Il controllo delle emissioni viene
effettuato monitorando una serie di inquinanti.
Ossidi azoto e di zolfo, monossido di
carbonio, carbonio organico totale, acido cloridrico,
fluoridrico, Pm 10, polveri totali,
ammoniaca.
Nei monitor collocati nei comuni
limitrofi, e on-line sulla pagina web dedicata, viene indicato il
dato medio del giorno precedente.
L'Aia (le regole indicate dalla
Provincia nel 2008) ha imposto target più stringenti rispetto alle
normative di riferimento.
Periodicamente, ogni quadrimestre,
vengono campionati anche altri inquinanti, tra i quali le
diossine, i furani, gli Ipa, i metalli,
il mercurio.
Tre immense caldaie a gas metano
vengono mantenute sempre accese per intervenire in caso di
black out dell'impianto o picchi di
fabbisogno.
Tecnici svizzeri erano al lavoro sulla
linea 2, spenta da dieci giorni, per un anomalo dato del
monossido di carbonio, che a seconda
dei giorni riporta un dato triplo, quadruplo o anche superiore
rispetto alla linea numero 1.
La cattedrale nel deserto è
praticamente vuota.
Nel corso della visita rari incontri
umani.
All'impianto bastano a avanzano 3
persone, il resto è manutenzione e trasporto di rifiuti, in arrivo o
in partenza.
A noi, quando osteggiavamo l’impianto,
ci accusavano di essere contro i posti di lavoro!

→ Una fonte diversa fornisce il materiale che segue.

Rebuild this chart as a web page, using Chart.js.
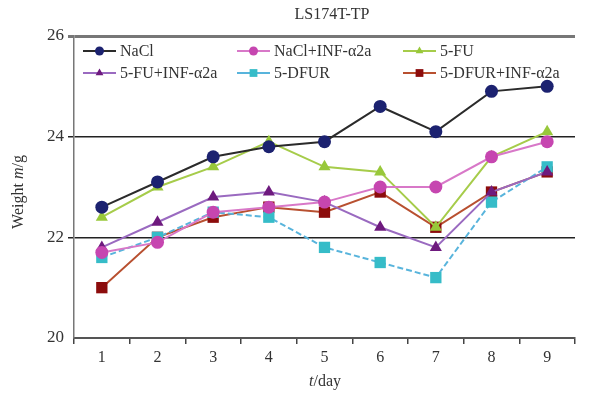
<!DOCTYPE html>
<html>
<head>
<meta charset="utf-8">
<script src="https://cdn.jsdelivr.net/npm/chart.js@4/dist/chart.umd.min.js"></script>
<style>
  html, body { margin: 0; padding: 0; background: #fff; }
  #wrap { width: 597px; height: 393px; }
</style>
</head>
<body>
<div id="wrap"><canvas id="chart" width="597" height="393"></canvas></div>
<script>
// Data
const days = ['1', '2', '3', '4', '5', '6', '7', '8', '9'];
const yTicks = [20, 22, 24, 26];

const nacl        = [22.6, 23.1, 23.6, 23.8, 23.9, 24.6, 24.1, 24.9, 25.0];
const naclInf     = [21.7, 21.9, 22.5, 22.6, 22.7, 23.0, 23.0, 23.6, 23.9];
const fu          = [22.4, 23.0, 23.4, 23.9, 23.4, 23.3, 22.2, 23.6, 24.1];
const fuInf       = [21.8, 22.3, 22.8, 22.9, 22.7, 22.2, 21.8, 22.9, 23.3];
const dfur        = [21.6, 22.0, 22.5, 22.4, 21.8, 21.5, 21.2, 22.7, 23.4];
const dfurInf     = [21.0, 22.0, 22.4, 22.6, 22.5, 22.9, 22.2, 22.9, 23.3];

const SERIF = '"Liberation Serif", "DejaVu Serif", serif';

function series(label, data, lineColor, markColor, shape, radius, dash) {
    return {
        label: label,
        data: data,
        borderColor: lineColor,
        backgroundColor: markColor,
        pointBackgroundColor: markColor,
        pointBorderColor: markColor,
        pointStyle: shape,
        pointRadius: radius,
        pointBorderWidth: 0,
        borderWidth: 2,
        borderDash: dash || [],
        tension: 0
    };
}

const datasets = [
    series('NaCl', nacl, '#2b2b2b', '#1c2270', 'circle', 6.5),
    series('NaCl+INF-\u03b12a', naclInf, '#d878c8', '#c646b0', 'circle', 6.5),
    series('5-FU', fu, '#a6cc4a', '#98c83a', 'triangle', 7),
    series('5-FU+INF-\u03b12a', fuInf, '#9a6ac0', '#6e1a7e', 'triangle', 7),
    series('5-DFUR', dfur, '#58b4dc', '#36bcc8', 'rect', 8, [6, 3]),
    series('5-DFUR+INF-\u03b12a', dfurInf, '#b85030', '#8c0c0c', 'rect', 8)
];

// legend slots inside the plot: [lineStartX, y]
const legendSlots = [[83, 51], [237, 51], [403, 51], [83, 73], [237, 73], [403, 73]];

const decorPlugin = {
    id: 'decor',
    afterDraw(chart) {
        const ctx = chart.ctx;
        ctx.save();
        // title
        ctx.fillStyle = '#333';
        ctx.font = '16px ' + SERIF;
        ctx.textAlign = 'center';
        ctx.textBaseline = 'middle';
        ctx.fillText('LS174T-TP', 332, 15);

        // x title with italic t
        ctx.textAlign = 'left';
        ctx.font = 'italic 16px ' + SERIF;
        const tW = ctx.measureText('t').width;
        ctx.font = '16px ' + SERIF;
        const restW = ctx.measureText('/day').width;
        let x0 = 325 - (tW + restW) / 2;
        ctx.font = 'italic 16px ' + SERIF;
        ctx.fillText('t', x0, 382);
        ctx.font = '16px ' + SERIF;
        ctx.fillText('/day', x0 + tW, 382);

        // y title with italic m
        ctx.translate(19, 192);
        ctx.rotate(-Math.PI / 2);
        const parts = [['Weight ', '16px '], ['m', 'italic 16px '], ['/g', '16px ']];
        let total = 0;
        parts.forEach(p => { ctx.font = p[1] + SERIF; total += ctx.measureText(p[0]).width; });
        let px = -total / 2;
        parts.forEach(p => {
            ctx.font = p[1] + SERIF;
            ctx.fillText(p[0], px, 0);
            px += ctx.measureText(p[0]).width;
        });
        ctx.restore();

        // legend
        ctx.save();
        chart.data.datasets.forEach((ds, i) => {
            const [lx, ly] = legendSlots[i];
            ctx.strokeStyle = ds.borderColor;
            ctx.lineWidth = 1.8;
            ctx.setLineDash([]);
            ctx.beginPath();
            ctx.moveTo(lx, ly);
            ctx.lineTo(lx + 33, ly);
            ctx.stroke();
            ctx.fillStyle = ds.pointBackgroundColor;
            Chart.helpers.drawPoint(ctx, {
                pointStyle: ds.pointStyle,
                radius: ds.pointStyle === 'rect' ? 5.5 : 4.5,
                borderWidth: 0,
                rotation: 0
            }, lx + 16.5, ly);
            ctx.fillStyle = '#333';
            ctx.font = '16px ' + SERIF;
            ctx.textAlign = 'left';
            ctx.textBaseline = 'middle';
            ctx.fillText(ds.label, lx + 37, ly + 1);
        });
        ctx.restore();
    }
};

new Chart(document.getElementById('chart'), {
    type: 'line',
    data: { labels: days, datasets: datasets },
    options: {
        responsive: false,
        animation: false,
        layout: { padding: { top: 36, right: 22, left: 0, bottom: 0 } },
        plugins: {
            legend: { display: false },
            title: { display: false },
            tooltip: { enabled: false }
        },
        scales: {
            x: {
                type: 'category',
                offset: true,
                afterFit: s => { s.height = 55; },
                grid: {
                    offset: true,
                    drawOnChartArea: false,
                    drawTicks: true,
                    tickLength: 6,
                    color: '#444',
                    lineWidth: 1.5
                },
                border: { color: '#555', width: 2 },
                ticks: {
                    color: '#333',
                    font: { family: SERIF, size: 16 },
                    padding: 4
                }
            },
            y: {
                min: 20,
                max: 26,
                afterFit: s => { s.width = 74; },
                afterBuildTicks: s => { s.ticks = yTicks.map(v => ({ value: v })); },
                grid: {
                    drawTicks: true,
                    tickLength: 6,
                    color: ctx => ctx.tick && ctx.tick.value === 26 ? '#777' : (ctx.tick && ctx.tick.value === 20 ? 'rgba(0,0,0,0)' : '#222'),
                    lineWidth: ctx => ctx.tick && ctx.tick.value === 26 ? 3 : 1.5
                },
                border: { color: '#777', width: 1.5 },
                ticks: {
                    color: '#333',
                    font: { family: SERIF, size: 17 },
                    padding: 4
                }
            }
        }
    },
    plugins: [decorPlugin]
});
</script>
</body>
</html>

Come se l’inceneritore avrebbe
portato decine e decine di nuove assunzioni.
Sotto l'impianto spuntano stecchi.
Attraverso i giornali ci avevano
mostrato un immenso e rigoglioso bosco, ma di quello restano solo
striminziti pezzi di legno senza foglie. Ma chi si ricorda ancora le
promesse?
Rimane, nel rosseggiare delle luci
intermittenti al camino, la sensazione di un enorme, gigantesco
spreco.
Ci voltiamo a guardare l'enorme opera
di ingegneria, ricca di risorse finanziarie ed ingegno e
ci chiediamo ancora una volta perché
non si sia invece investito nel riciclo, in nuove tecnologie per
provare, almeno una volta, ad arrivare prima degli altri Paesi, e
magari creare davvero posi di lavoro, che qui non ci sono, inceneriti
insieme ai rifiuti.
La raccolta differenziata crea
occupazione, non inquina, non distrugge materia e non ha bisogno di una miniera di salgemma in
Germania per nascondere le sue polveri.